Safia Nolin aurait beaucoup moins de scandales si c’était devant elle que les gens devaient s’exprimer, et non derrière un écran.

Éric Duhaime aurait-il le culot de dire en personne à tous ceux et celles qui ne paient pas d’impôts, un par un, que ce sont des citoyens et des citoyennes sans importance, qui ne valent rien?

La violence, qu’elle soit physique, verbale, économique ou autre, est d’autant plus facile à semer lorsqu’elle n’a pas de visage, lorsqu’on n’est pas témoin de son impact. Pas besoin d’utiliser des drones ou de vivre dans une tour protégée pour vivre déconnecté des autres.
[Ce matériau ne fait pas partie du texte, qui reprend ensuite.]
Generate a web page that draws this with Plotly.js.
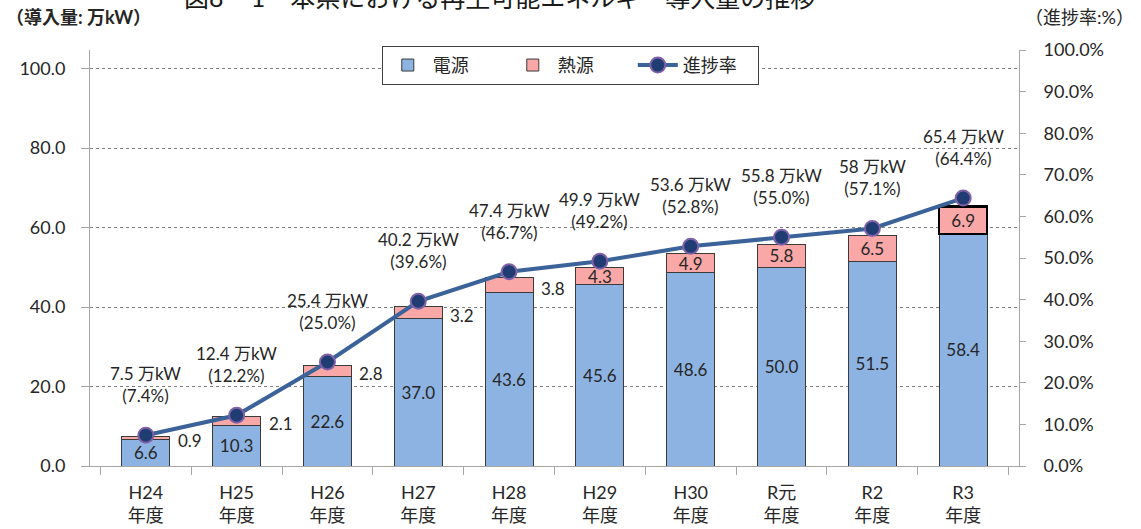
<!DOCTYPE html>
<html>
<head>
<meta charset="utf-8">
<script src="https://cdn.plot.ly/plotly-3.0.1.min.js"></script>
<style>html,body{margin:0;padding:0;background:#fff;}#chart{width:1141px;height:529px;}</style>
</head>
<body>
<div id="chart"></div>
<script>
const categories = ['H24<br>年度','H25<br>年度','H26<br>年度','H27<br>年度','H28<br>年度','H29<br>年度','H30<br>年度','R元<br>年度','R2<br>年度','R3<br>年度'];
const electric = [6.6, 10.3, 22.6, 37.0, 43.6, 45.6, 48.6, 50.0, 51.5, 58.4];
const heat = [0.9, 2.1, 2.8, 3.2, 3.8, 4.3, 4.9, 5.8, 6.5, 6.9];
const totalLabels = ['7.5','12.4','25.4','40.2','47.4','49.9','53.6','55.8','58','65.4'];
const progressRate = [7.4, 12.2, 25.0, 39.6, 46.7, 49.2, 52.8, 55.0, 57.1, 64.4];
const titleText = '図8 − 1　本県における再生可能エネルギー導入量の推移';

const FONT = 'Lato, "Noto Sans CJK JP", sans-serif';
const TXT = '#262626';
const last = categories.length - 1;

const traces = [
  {
    type: 'bar', name: '電源', x: categories, y: electric,
    text: electric.map(v => v.toFixed(1)),
    textposition: 'inside', insidetextanchor: 'middle', textangle: 0,
    constraintext: 'none',
    insidetextfont: {family: FONT, size: 17, color: TXT},
    marker: {color: '#8DB3E2', line: {color: '#3a3a3a', width: 1}},
    hoverinfo: 'skip'
  },
  {
    type: 'bar', name: '熱源', x: categories, y: heat,
    text: heat.map(v => v >= 4 ? v.toFixed(1) : ''),
    textposition: 'inside', insidetextanchor: 'middle', textangle: 0,
    constraintext: 'none',
    insidetextfont: {family: FONT, size: 17, color: TXT},
    marker: {color: '#F9A7A7', line: {
      color: heat.map((v, i) => i === last ? '#000000' : '#3a3a3a'),
      width: heat.map((v, i) => i === last ? 2.5 : 1)}},
    hoverinfo: 'skip'
  },
  {
    type: 'scatter', mode: 'lines+markers', name: '進捗率', x: categories,
    y: progressRate.map(v => v / 100), yaxis: 'y2',
    line: {color: '#3B6399', width: 4},
    marker: {size: 15, color: '#1F3D73', line: {color: '#8061A8', width: 2}},
    cliponaxis: false, hoverinfo: 'skip'
  }
];

const annotations = [];
categories.forEach((c, i) => {
  annotations.push({
    x: c, y: progressRate[i] / 100, xref: 'x', yref: 'y2',
    text: totalLabels[i] + ' 万kW<br>(' + progressRate[i].toFixed(1) + '%)',
    showarrow: false, yanchor: 'bottom', yshift: 27,
    font: {family: FONT, size: 17, color: TXT}
  });
  if (heat[i] < 4) {
    annotations.push({
      x: c, y: electric[i] + heat[i] / 2, xref: 'x', yref: 'y',
      text: heat[i].toFixed(1), showarrow: false, xshift: 44, yshift: -3,
      font: {family: FONT, size: 17, color: TXT}
    });
  }
});
annotations.push({
  xref: 'paper', yref: 'paper', x: 0.5, y: 1, xanchor: 'center', yanchor: 'middle',
  yshift: 53, xshift: -55, text: titleText, showarrow: false,
  font: {family: FONT, size: 25, color: '#1a1a1a'}
});
annotations.push({
  xref: 'paper', yref: 'paper', x: -0.093, y: 1.079, xanchor: 'left', yanchor: 'middle',
  text: '<b>（導入量: 万kW）</b>', showarrow: false,
  font: {family: FONT, size: 18, color: TXT}
});
annotations.push({
  xref: 'paper', yref: 'paper', x: 1.004, y: 1.079, xanchor: 'left', yanchor: 'middle',
  text: '（進捗率:%）', showarrow: false,
  font: {family: FONT, size: 18, color: TXT}
});

const layout = {
  width: 1141, height: 529,
  margin: {l: 90, r: 122, t: 50, b: 63},
  paper_bgcolor: '#ffffff', plot_bgcolor: '#ffffff',
  barmode: 'stack', bargap: 0.47,
  font: {family: FONT, color: TXT},
  showlegend: true,
  legend: {
    orientation: 'h', x: 0.517, xanchor: 'center', y: 1.01, yanchor: 'top',
    bgcolor: '#ffffff', bordercolor: '#404040', borderwidth: 1,
    font: {family: FONT, size: 18, color: TXT}, traceorder: 'normal',
    itemwidth: 40, entrywidth: 70, entrywidthmode: 'pixels'
  },
  xaxis: {
    type: 'category', showline: true, linecolor: '#a6a6a6', linewidth: 1,
    ticks: 'outside', tickson: 'boundaries', ticklen: 8, tickcolor: '#a6a6a6',
    showgrid: false, tickfont: {family: FONT, size: 18, color: TXT},
    ticklabelstandoff: 10, fixedrange: true
  },
  yaxis: {
    range: [0, 104.7], tickvals: [0, 20, 40, 60, 80, 100], tickformat: '.1f',
    showline: true, linecolor: '#a6a6a6', ticks: 'outside', ticklen: 8, tickcolor: '#a6a6a6',
    showgrid: true, gridcolor: '#7f7f7f', griddash: 'dot', gridwidth: 1,
    zeroline: false, tickfont: {family: FONT, size: 18, color: TXT},
    ticklabelstandoff: 12, fixedrange: true
  },
  yaxis2: {
    overlaying: 'y', side: 'right', range: [0, 1.0], dtick: 0.1, tickformat: '.1%',
    showline: true, linecolor: '#a6a6a6', ticks: 'outside', ticklen: 6, tickcolor: '#a6a6a6',
    showgrid: false, zeroline: false, tickfont: {family: FONT, size: 18, color: TXT},
    ticklabelstandoff: 14, fixedrange: true
  },
  annotations: annotations
};

Plotly.newPlot('chart', traces, layout, {displayModeBar: false, staticPlot: true});
</script>
</body>
</html>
On le fait tous, quotidiennement, en marchant dans la rue, en prenant l’ascenseur, en commentant un article.

Ce n’est pas anodin si la politique de la division fonctionne si bien. On ne se préoccupe pas tant des compressions qui touchent notre voisin, mais quand ça finit par nous toucher, alors là, ce n’est pas pareil, notre situation, elle, mérite réparation et justice.

Assoyez-vous un moment sur la rue Saint-Joseph à Québec ou sur Sainte-Catherine à Montréal. Ou dans un centre d’achats si c’est plus votre genre. Lâchez votre téléphone et observez. Regardez le monde autour de vous. Le vertige évoqué plus haut ne m’arrive pas seulement en voyage, il m’arrive aussi chez nous.

Nous sommes tous «monsieur et madame Tout-le-monde».

Je me demande: et si c’était moi qui subissais cette violence, comment je réagirais?